I am reading this in my text:
I have 3 questions:
What is $\epsilon$.
"If we define $\epsilon$ to be 0 when x is 0, then $\epsilon$ becomes a continuous function of x." Why is this true? I don't see it.
Why is $\Delta{y} = f'(a) \Delta{x} + \epsilon \Delta{x} $ ? Isn't the change in y just = $f'(a) \epsilon{x}$?
On
On
1) $\epsilon =\frac {\triangle y}{\triangle x} - f'(a)$.
This is a value dependent upon $\triangle x$ and $\triangle y$. $\triangle y$ is dependent up $\triangle x$. So we can think of $\epsilon$ as a function of $\triangle x$.
IMO, I'd find it clearer if we wrote $\epsilon$ as $\epsilon_{\triangle x}$ or as $\epsilon(\triangle x)$. But this text didn't. Oh, well.
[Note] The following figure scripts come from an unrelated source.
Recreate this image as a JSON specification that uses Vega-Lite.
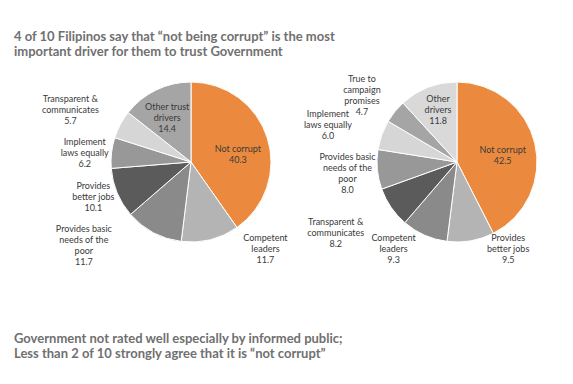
{
  "$schema": "https://vega.github.io/schema/vega-lite/v6.json",
  "background": "white",
  "padding": {"left": 14, "top": 31, "right": 0, "bottom": 0},
  "bounds": "flush",
  "spacing": 0,
  "config": {
    "view": {"stroke": null},
    "text": {"font": "Lato", "fontSize": 9, "lineBreak": "\n", "lineHeight": 11, "color": "#3a3a3a"}
  },
  "title": {
    "text": ["4 of 10 Filipinos say that \u201cnot being corrupt\u201d is the most", "important driver for them to trust Government"],
    "anchor": "start", "orient": "top", "frame": "group", "offset": 3,
    "font": "Lato", "fontSize": 13, "fontWeight": 700, "color": "#707070", "lineHeight": 15
  },
  "datasets": {
    "left": [
      {"rank": 1, "category": "Not corrupt", "value": 40.3, "label": "Not corrupt\n40.3"},
      {"rank": 2, "category": "Competent leaders", "value": 11.7, "label": "Competent\nleaders\n11.7"},
      {"rank": 3, "category": "Provides basic needs of the poor", "value": 11.7, "label": "Provides basic\nneeds of the\npoor\n11.7"},
      {"rank": 4, "category": "Provides better jobs", "value": 10.1, "label": "Provides\nbetter jobs\n10.1"},
      {"rank": 5, "category": "Implement laws equally", "value": 6.2, "label": "Implement\nlaws equally\n6.2"},
      {"rank": 6, "category": "Transparent & communicates", "value": 5.7, "label": "Transparent &\ncommunicates\n5.7"},
      {"rank": 7, "category": "Other trust drivers", "value": 14.4, "label": "Other trust\ndrivers\n14.4"}
    ],
    "right": [
      {"rank": 1, "category": "Not corrupt", "value": 42.5, "label": "Not corrupt\n42.5"},
      {"rank": 2, "category": "Provides better jobs", "value": 9.5, "label": "Provides\nbetter jobs\n9.5"},
      {"rank": 3, "category": "Competent leaders", "value": 9.3, "label": "Competent\nleaders\n9.3"},
      {"rank": 4, "category": "Transparent & communicates", "value": 8.2, "label": "Transparent &\ncommunicates\n8.2"},
      {"rank": 5, "category": "Provides basic needs of the poor", "value": 8.0, "label": "Provides basic\nneeds of the\npoor\n8.0"},
      {"rank": 6, "category": "Implement laws equally", "value": 6.0, "label": "Implement\nlaws equally\n6.0"},
      {"rank": 7, "category": "True to campaign promises", "value": 4.7, "label": "True to\ncampaign\npromises\n4.7"},
      {"rank": 8, "category": "Other drivers", "value": 11.8, "label": "Other\ndrivers\n11.8"}
    ]
  },
  "hconcat": [
    {
      "width": 354, "height": 200,
      "title": {
        "text": ["Government not rated well especially by informed public;", "Less than 2 of 10 strongly agree that it is \u201cnot corrupt\u201d"],
        "orient": "bottom", "anchor": "start", "frame": "group", "offset": 66,
        "font": "Lato", "fontSize": 13, "fontWeight": 700, "color": "#707070", "lineHeight": 15
      },
      "data": {"name": "left"},
      "encoding": {
        "theta": {"field": "value", "type": "quantitative", "stack": true},
        "order": {"field": "rank", "type": "quantitative"}
      },
      "resolve": {"scale": {"radius": "independent"}},
      "layer": [
        {
          "mark": {"type": "arc", "outerRadius": 80, "stroke": "white", "strokeWidth": 1},
          "encoding": {
            "color": {"field": "rank", "type": "ordinal", "legend": null,
              "scale": {"domain": [1, 2, 3, 4, 5, 6, 7, 8], "range": ["#EB8A3E", "#B4B4B4", "#8A8A8A", "#5B5B5B", "#989898", "#D6D6D6", "#A5A5A5", "#D9D9D9"]}}
          }
        },
        {"mark": {"type": "text", "dx": 3, "dy": 1}, "encoding": {
          "radius": {"field": "value", "type": "quantitative", "scale": {"domain": [14.4, 40.3, 50], "range": [0, 46, 0], "clamp": true, "zero": false, "nice": false}},
          "text": {"condition": {"test": "datum.rank === 1", "field": "label"}, "value": ""}}},
        {"mark": {"type": "text", "dx": 48, "dy": -30}, "encoding": {
          "radius": {"field": "value", "type": "quantitative", "scale": {"domain": [10.1, 11.7, 14.4], "range": [0, 109, 0], "clamp": true, "zero": false, "nice": false}},
          "text": {"condition": {"test": "datum.rank === 2", "field": "label"}, "value": ""}}},
        {"mark": {"type": "text", "dx": -46, "dy": -48}, "encoding": {
          "radius": {"field": "value", "type": "quantitative", "scale": {"domain": [10.1, 11.7, 14.4], "range": [0, 130, 0], "clamp": true, "zero": false, "nice": false}},
          "text": {"condition": {"test": "datum.rank === 3", "field": "label"}, "value": ""}}},
        {"mark": {"type": "text", "dx": 1, "dy": -17}, "encoding": {
          "radius": {"field": "value", "type": "quantitative", "scale": {"domain": [6.2, 10.1, 11.7], "range": [0, 107, 0], "clamp": true, "zero": false, "nice": false}},
          "text": {"condition": {"test": "datum.rank === 4", "field": "label"}, "value": ""}}},
        {"mark": {"type": "text", "dx": -1, "dy": -8}, "encoding": {
          "radius": {"field": "value", "type": "quantitative", "scale": {"domain": [5.7, 6.2, 10.1], "range": [0, 106, 0], "clamp": true, "zero": false, "nice": false}},
          "text": {"condition": {"test": "datum.rank === 5", "field": "label"}, "value": ""}}},
        {"mark": {"type": "text", "dx": -4, "dy": -1}, "encoding": {
          "radius": {"field": "value", "type": "quantitative", "scale": {"domain": [0, 5.7, 6.2], "range": [0, 132, 0], "clamp": true, "zero": false, "nice": false}},
          "text": {"condition": {"test": "datum.rank === 6", "field": "label"}, "value": ""}}},
        {"mark": {"type": "text", "dx": -2, "dy": -10}, "encoding": {
          "radius": {"field": "value", "type": "quantitative", "scale": {"domain": [11.7, 14.4, 40.3], "range": [0, 50, 0], "clamp": true, "zero": false, "nice": false}},
          "text": {"condition": {"test": "datum.rank === 7", "field": "label"}, "value": ""}}}
      ]
    },
    {
      "width": 178, "height": 200,
      "data": {"name": "right"},
      "encoding": {
        "theta": {"field": "value", "type": "quantitative", "stack": true},
        "order": {"field": "rank", "type": "quantitative"}
      },
      "resolve": {"scale": {"radius": "independent"}},
      "layer": [
        {
          "mark": {"type": "arc", "outerRadius": 80, "stroke": "white", "strokeWidth": 1},
          "encoding": {
            "color": {"field": "rank", "type": "ordinal", "legend": null,
              "scale": {"domain": [1, 2, 3, 4, 5, 6, 7, 8], "range": ["#EB8A3E", "#B4B4B4", "#8A8A8A", "#5B5B5B", "#989898", "#D6D6D6", "#A5A5A5", "#D9D9D9"]}}
          }
        },
        {"mark": {"type": "text", "dx": 0, "dy": -1}, "encoding": {
          "radius": {"field": "value", "type": "quantitative", "scale": {"domain": [11.8, 42.5, 50], "range": [0, 47, 0], "clamp": true, "zero": false, "nice": false}},
          "text": {"condition": {"test": "datum.rank === 1", "field": "label"}, "value": ""}}},
        {"mark": {"type": "text", "dx": 34, "dy": -23}, "encoding": {
          "radius": {"field": "value", "type": "quantitative", "scale": {"domain": [9.3, 9.5, 11.8], "range": [0, 100, 0], "clamp": true, "zero": false, "nice": false}},
          "text": {"condition": {"test": "datum.rank === 2", "field": "label"}, "value": ""}}},
        {"mark": {"type": "text", "dx": -20, "dy": -22}, "encoding": {
          "radius": {"field": "value", "type": "quantitative", "scale": {"domain": [8.2, 9.3, 9.5], "range": [0, 107, 0], "clamp": true, "zero": false, "nice": false}},
          "text": {"condition": {"test": "datum.rank === 3", "field": "label"}, "value": ""}}},
        {"mark": {"type": "text", "dx": -6, "dy": -19}, "encoding": {
          "radius": {"field": "value", "type": "quantitative", "scale": {"domain": [8.0, 8.2, 9.3], "range": [0, 140, 0], "clamp": true, "zero": false, "nice": false}},
          "text": {"condition": {"test": "datum.rank === 4", "field": "label"}, "value": ""}}},
        {"mark": {"type": "text", "dx": 0, "dy": -15}, "encoding": {
          "radius": {"field": "value", "type": "quantitative", "scale": {"domain": [6.0, 8.0, 8.2], "range": [0, 110, 0], "clamp": true, "zero": false, "nice": false}},
          "text": {"condition": {"test": "datum.rank === 5", "field": "label"}, "value": ""}}},
        {"mark": {"type": "text", "dx": -3, "dy": -3}, "encoding": {
          "radius": {"field": "value", "type": "quantitative", "scale": {"domain": [4.7, 6.0, 8.0], "range": [0, 134, 0], "clamp": true, "zero": false, "nice": false}},
          "text": {"condition": {"test": "datum.rank === 6", "field": "label"}, "value": ""}}},
        {"mark": {"type": "text", "dx": -5, "dy": -10}, "encoding": {
          "radius": {"field": "value", "type": "quantitative", "scale": {"domain": [0, 4.7, 6.0], "range": [0, 116, 0], "clamp": true, "zero": false, "nice": false}},
          "text": {"condition": {"test": "datum.rank === 7", "field": "label"}, "value": ""}}},
        {"mark": {"type": "text", "dx": 1, "dy": -12}, "encoding": {
          "radius": {"field": "value", "type": "quantitative", "scale": {"domain": [9.5, 11.8, 42.5], "range": [0, 55, 0], "clamp": true, "zero": false, "nice": false}},
          "text": {"condition": {"test": "datum.rank === 8", "field": "label"}, "value": ""}}}
      ]
    }
  ]
}
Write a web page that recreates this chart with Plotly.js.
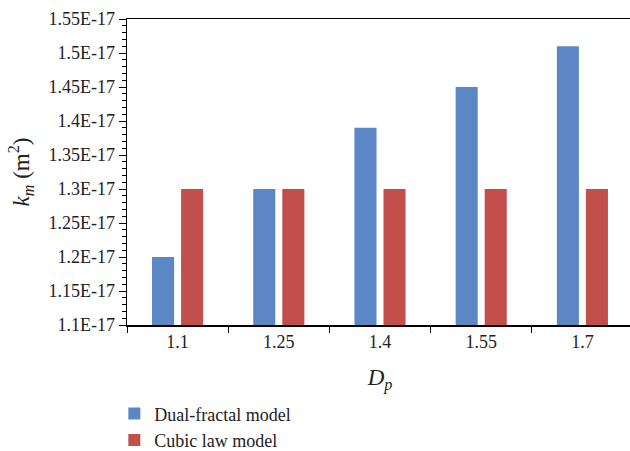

Notice: $\epsilon_{\triangle x}$ is undefined at $\triangle x = 0$.
And notice $\lim_{\triangle x\to 0} \epsilon_{\triangle x}=\lim_{\triangle x\to 0} (\frac {\triangle y}{\triangle x} - f'(a))=0$.
2) A function $g(x)$ is continuous and $x = a$ if $\lim_{x\to a} g(x) = g(a)$. That's practically the definition of continuous.
So we define $\epsilon_{\triangle x}$ as: if $\triangle x \ne 0$ then $\epsilon_{\triangle x}=\frac {\triangle y}{\triangle x} - f'(a)$; if $\triangle x = 0$ then $\epsilon_{\triangle x}=0$.
Now $\lim_{\triangle x\to 0} \epsilon_{\triangle x}=\lim_{\triangle x\to 0} (\frac {\triangle y}{\triangle x} - f'(a))=0 = \epsilon_0$.
So $\epsilon_{\triangle x}$ is a continuous function at $\triangle x = 0$
3) "Why is Δy=f′(a)Δx+ϵΔx ? Isn't the change in y just = f′(a)ϵx?"
No, because $\epsilon$ is not a constant.
$\epsilon = \frac {\Delta y}{\Delta x} - f'(a)$ so
$\epsilon \Delta x = \Delta y - f'(a)\Delta x$
$\Delta y = f'(a)\Delta x + \epsilon \Delta x$.
This, however, is differentiable because $\epsilon$ is a continuous function.